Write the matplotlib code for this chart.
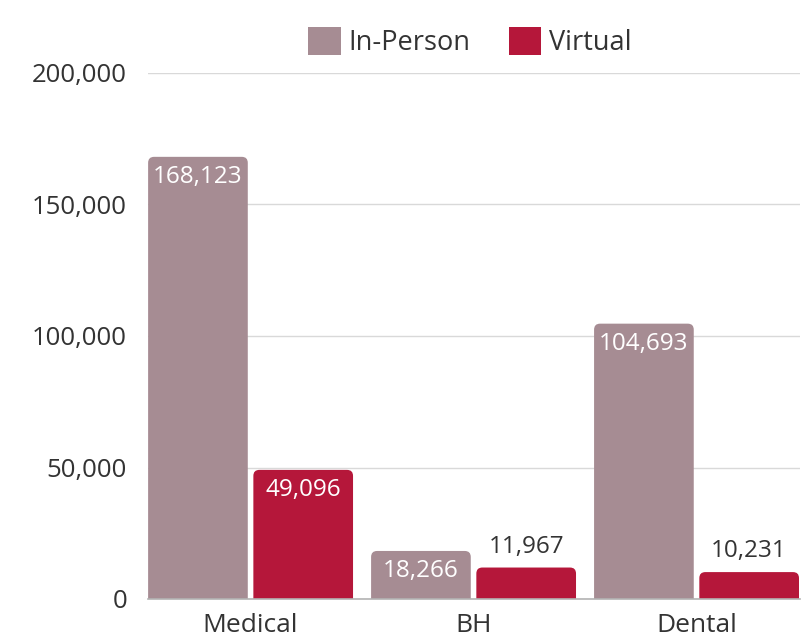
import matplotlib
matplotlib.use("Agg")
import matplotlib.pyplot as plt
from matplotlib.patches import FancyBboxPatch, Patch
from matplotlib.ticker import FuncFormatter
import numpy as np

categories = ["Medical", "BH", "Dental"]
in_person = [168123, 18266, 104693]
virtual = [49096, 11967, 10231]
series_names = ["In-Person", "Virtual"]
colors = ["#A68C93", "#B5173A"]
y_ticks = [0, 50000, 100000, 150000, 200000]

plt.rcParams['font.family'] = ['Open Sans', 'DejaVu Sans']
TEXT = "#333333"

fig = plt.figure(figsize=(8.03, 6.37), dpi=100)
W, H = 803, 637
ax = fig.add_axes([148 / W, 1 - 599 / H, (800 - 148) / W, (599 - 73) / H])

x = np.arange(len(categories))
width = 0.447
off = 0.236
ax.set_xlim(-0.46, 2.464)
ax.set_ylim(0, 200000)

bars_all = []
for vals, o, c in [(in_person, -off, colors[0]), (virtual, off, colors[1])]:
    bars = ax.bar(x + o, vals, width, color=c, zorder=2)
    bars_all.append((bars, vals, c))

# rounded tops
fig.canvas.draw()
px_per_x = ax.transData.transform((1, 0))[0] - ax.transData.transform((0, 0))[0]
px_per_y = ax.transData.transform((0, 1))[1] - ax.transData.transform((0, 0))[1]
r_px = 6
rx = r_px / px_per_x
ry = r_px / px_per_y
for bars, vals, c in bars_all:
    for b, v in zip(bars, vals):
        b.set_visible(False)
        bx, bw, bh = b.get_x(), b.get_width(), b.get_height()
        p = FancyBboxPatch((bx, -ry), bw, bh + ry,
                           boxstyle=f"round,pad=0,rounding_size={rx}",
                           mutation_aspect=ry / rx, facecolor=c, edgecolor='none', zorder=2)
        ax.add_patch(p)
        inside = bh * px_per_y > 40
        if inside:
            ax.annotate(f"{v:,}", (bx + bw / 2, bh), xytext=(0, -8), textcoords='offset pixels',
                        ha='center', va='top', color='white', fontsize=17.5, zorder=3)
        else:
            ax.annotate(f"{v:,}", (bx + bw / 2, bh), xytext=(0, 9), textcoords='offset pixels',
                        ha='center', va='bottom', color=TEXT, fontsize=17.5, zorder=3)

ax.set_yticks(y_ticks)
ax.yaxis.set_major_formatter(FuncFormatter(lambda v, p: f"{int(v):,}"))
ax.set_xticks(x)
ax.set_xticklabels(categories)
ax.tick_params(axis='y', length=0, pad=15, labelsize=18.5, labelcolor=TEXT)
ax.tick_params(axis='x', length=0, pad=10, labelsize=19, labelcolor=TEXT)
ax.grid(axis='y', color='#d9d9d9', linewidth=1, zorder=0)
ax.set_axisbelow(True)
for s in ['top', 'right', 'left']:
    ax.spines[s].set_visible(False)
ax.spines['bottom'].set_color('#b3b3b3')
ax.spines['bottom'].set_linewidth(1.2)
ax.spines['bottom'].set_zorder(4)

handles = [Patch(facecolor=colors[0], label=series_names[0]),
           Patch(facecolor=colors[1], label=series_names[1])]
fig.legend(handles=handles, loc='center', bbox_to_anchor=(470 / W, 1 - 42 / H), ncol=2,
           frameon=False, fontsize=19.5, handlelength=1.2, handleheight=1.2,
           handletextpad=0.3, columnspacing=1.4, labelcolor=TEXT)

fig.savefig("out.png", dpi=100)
########
Exactly reproduce the run of lines from the start of the listing through the line with "y_ticks = [0, 50000, 100000, 150000, 200000]", inclusive; pictures are not copied.

_Full output:_
Write the matplotlib code for this chart.
import matplotlib
matplotlib.use("Agg")
import matplotlib.pyplot as plt
from matplotlib.patches import FancyBboxPatch, Patch
from matplotlib.ticker import FuncFormatter
import numpy as np

categories = ["Medical", "BH", "Dental"]
in_person = [168123, 18266, 104693]
virtual = [49096, 11967, 10231]
series_names = ["In-Person", "Virtual"]
colors = ["#A68C93", "#B5173A"]
y_ticks = [0, 50000, 100000, 150000, 200000]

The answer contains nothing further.